Por causa da alta dependência do capital externo, o Brasil seria afetado por uma piora na economia americana, avalia a revista inglesa The Economist, na edição da semana passada. E a publicação, uma espécie de bíblia do capital global, cogita a possibilidade de uma crise financeira séria nos EUA. O Brasil vai precisar neste ano de US$ 55 bilhões de recursos externos, contando a rolagem de dívida de empresas e do governo. Se entrar o dinheiro de todos os investimentos planejados pelas multinacionais, não há razão para alerta. Segundo Marcelo Carvalho, economista da filial brasileira do JP Morgan, as empresas internacionais devem lucrar menos e, ao mesmo tempo, enfrentar maior custo para financiar suas atividades. Quanto maior a dificuldade pela frente, mais o Brasil vai deixar de receber recursos. “Esse fator dará o limite de crescimento para a economia brasileira”, diz.
Custo político – Uma fuga de capitais do Brasil pressionaria a taxa de câmbio. O governo avaliaria o impacto na taxa de inflação e elevaria os juros, revertendo a trajetória de queda no custo do dinheiro. O crescimento do PIB ficaria comprometido – para Carvalho, o extremo seria uma queda pela metade, ou seja, para 2%. Se o passo for mais lento, o cenário político complica. “A taxa de crescimento projetada de 4% já não entusiasma”, avalia Octavio de Barros, economista do espanhol BBV Banco para o Brasil. Se for ainda inferior, diz, afetará a popularidade do presidente Fernando Henrique Cardoso e “vai aumentar a ansiedade dos investidores em relação à sucessão.”
Barros chama a atenção para um aspecto em que há muitas divergências entre os analistas. Com a baixa nos juros dos títulos do Tesouro americano – e os bancos projetam novas reduções neste ano –, os papéis perdem atratividade. Para Leonardo Leiderman, economista do Deutsche para a América Latina, o dinheiro pode fluir para os mercados emergentes, Brasil inclusive.
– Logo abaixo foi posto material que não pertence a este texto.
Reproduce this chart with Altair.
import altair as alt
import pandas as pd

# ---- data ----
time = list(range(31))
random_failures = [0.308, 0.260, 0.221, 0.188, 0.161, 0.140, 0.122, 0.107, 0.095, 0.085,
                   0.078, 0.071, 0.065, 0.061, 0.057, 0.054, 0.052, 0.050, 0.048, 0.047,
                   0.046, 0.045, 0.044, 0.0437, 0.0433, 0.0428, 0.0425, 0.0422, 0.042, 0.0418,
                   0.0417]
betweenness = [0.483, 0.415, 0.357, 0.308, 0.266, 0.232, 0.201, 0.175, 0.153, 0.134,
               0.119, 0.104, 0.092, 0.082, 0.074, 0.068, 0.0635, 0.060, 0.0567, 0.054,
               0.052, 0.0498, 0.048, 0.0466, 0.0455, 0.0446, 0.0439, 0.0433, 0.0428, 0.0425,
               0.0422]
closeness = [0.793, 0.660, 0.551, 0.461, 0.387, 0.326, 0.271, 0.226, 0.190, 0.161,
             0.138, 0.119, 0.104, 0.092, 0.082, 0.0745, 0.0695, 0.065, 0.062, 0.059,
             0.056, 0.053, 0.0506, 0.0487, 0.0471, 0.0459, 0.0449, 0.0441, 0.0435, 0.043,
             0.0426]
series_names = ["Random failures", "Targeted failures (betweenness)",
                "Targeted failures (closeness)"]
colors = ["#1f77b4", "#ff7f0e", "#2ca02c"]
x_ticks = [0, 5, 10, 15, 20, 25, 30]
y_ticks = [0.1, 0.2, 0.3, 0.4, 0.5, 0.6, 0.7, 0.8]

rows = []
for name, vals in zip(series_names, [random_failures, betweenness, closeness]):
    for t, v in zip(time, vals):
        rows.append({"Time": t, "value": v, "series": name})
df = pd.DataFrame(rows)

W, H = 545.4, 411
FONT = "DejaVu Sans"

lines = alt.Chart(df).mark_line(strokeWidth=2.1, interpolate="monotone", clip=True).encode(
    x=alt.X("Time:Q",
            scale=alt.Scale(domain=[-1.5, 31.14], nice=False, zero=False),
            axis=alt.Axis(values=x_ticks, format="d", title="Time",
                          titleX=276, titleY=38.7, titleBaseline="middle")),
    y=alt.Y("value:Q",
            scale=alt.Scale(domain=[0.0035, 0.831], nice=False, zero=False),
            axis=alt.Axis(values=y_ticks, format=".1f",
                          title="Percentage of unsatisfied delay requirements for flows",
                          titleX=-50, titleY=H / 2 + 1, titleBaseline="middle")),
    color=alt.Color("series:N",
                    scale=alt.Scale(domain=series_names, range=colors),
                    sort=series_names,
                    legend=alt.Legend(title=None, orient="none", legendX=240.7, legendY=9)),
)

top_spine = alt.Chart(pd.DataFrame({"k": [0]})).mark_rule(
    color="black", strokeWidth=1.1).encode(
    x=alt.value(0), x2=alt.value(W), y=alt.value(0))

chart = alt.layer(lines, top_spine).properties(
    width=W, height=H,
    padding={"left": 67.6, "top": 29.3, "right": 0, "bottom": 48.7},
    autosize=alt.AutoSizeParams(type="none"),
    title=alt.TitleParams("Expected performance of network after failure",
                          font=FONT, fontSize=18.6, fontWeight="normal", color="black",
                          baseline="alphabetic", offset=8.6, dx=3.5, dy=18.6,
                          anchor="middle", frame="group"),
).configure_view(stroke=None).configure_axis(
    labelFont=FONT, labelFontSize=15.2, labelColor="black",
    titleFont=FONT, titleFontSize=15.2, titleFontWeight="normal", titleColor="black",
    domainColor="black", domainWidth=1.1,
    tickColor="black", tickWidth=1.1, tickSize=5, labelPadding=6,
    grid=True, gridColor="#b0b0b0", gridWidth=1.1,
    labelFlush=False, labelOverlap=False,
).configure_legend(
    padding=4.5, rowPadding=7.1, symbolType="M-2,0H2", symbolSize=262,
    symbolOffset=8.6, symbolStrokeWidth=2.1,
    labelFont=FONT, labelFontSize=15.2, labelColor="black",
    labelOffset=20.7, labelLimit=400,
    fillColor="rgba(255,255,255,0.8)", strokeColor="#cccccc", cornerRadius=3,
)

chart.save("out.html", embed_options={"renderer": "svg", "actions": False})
Barros discorda: “Não há evidências históricas de que o Brasil seria beneficiado.” Num momento de incerteza, os investidores buscam o tipo de poupança que ofereça maior segurança, ao custo de um rendimento menor.
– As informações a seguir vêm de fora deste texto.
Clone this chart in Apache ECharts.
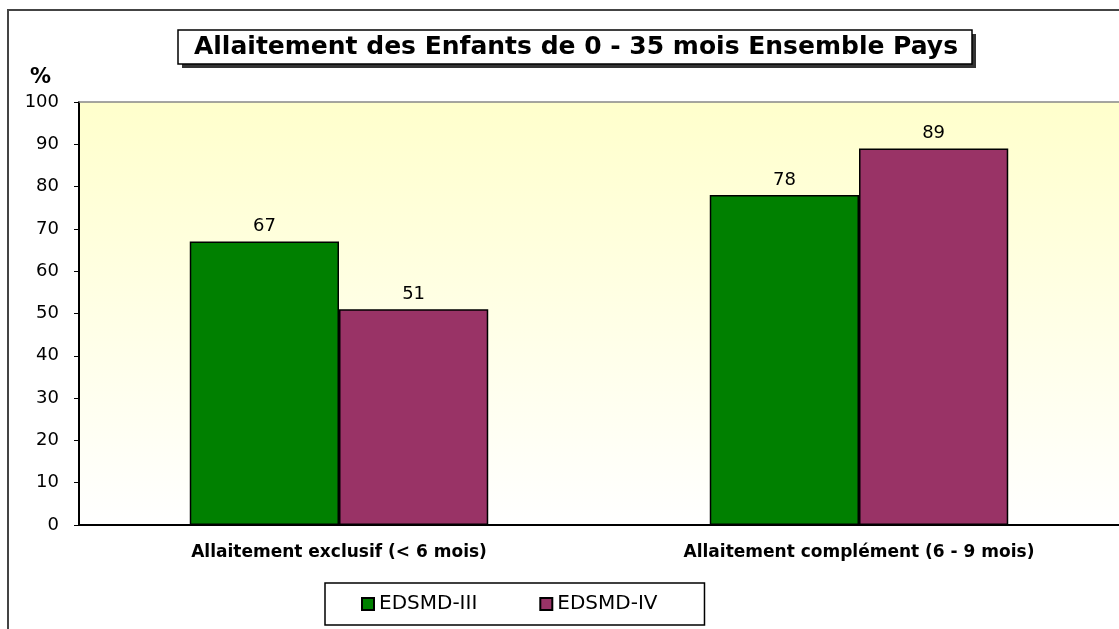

Desconforto – Mesmo se tudo correr bem e os americanos passarem desta sem afundar por um longo período, o ano será emocionante. “Vamos passar por períodos de desconforto”, diz Demian Fiocca, economista-chefe da Telefônica para o Brasil. Por isso, Armínio Fraga e sua equipe aproveitaram a fase atual razoavelmente boa, reduziram os juros e colocaram títulos no mercado internacional no valor de US$ 2,4 bilhões, mais da metade das necessidades de amortização da dívida externa da União, que vence neste ano. Para alguns analistas, é um sinal claro de que o governo prefere garantir já, pois não se sabe como vai estar o mercado daqui para a frente. “Eles têm que fazer essas operações antes que o mercado feche”, avalia Cabrera. Vale o mesmo conselho para os pobres mortais: endividado até o pescoço ou com grana de sobra para aplicar, o melhor é agir com cautela e não contar com uma boa maré o tempo todo.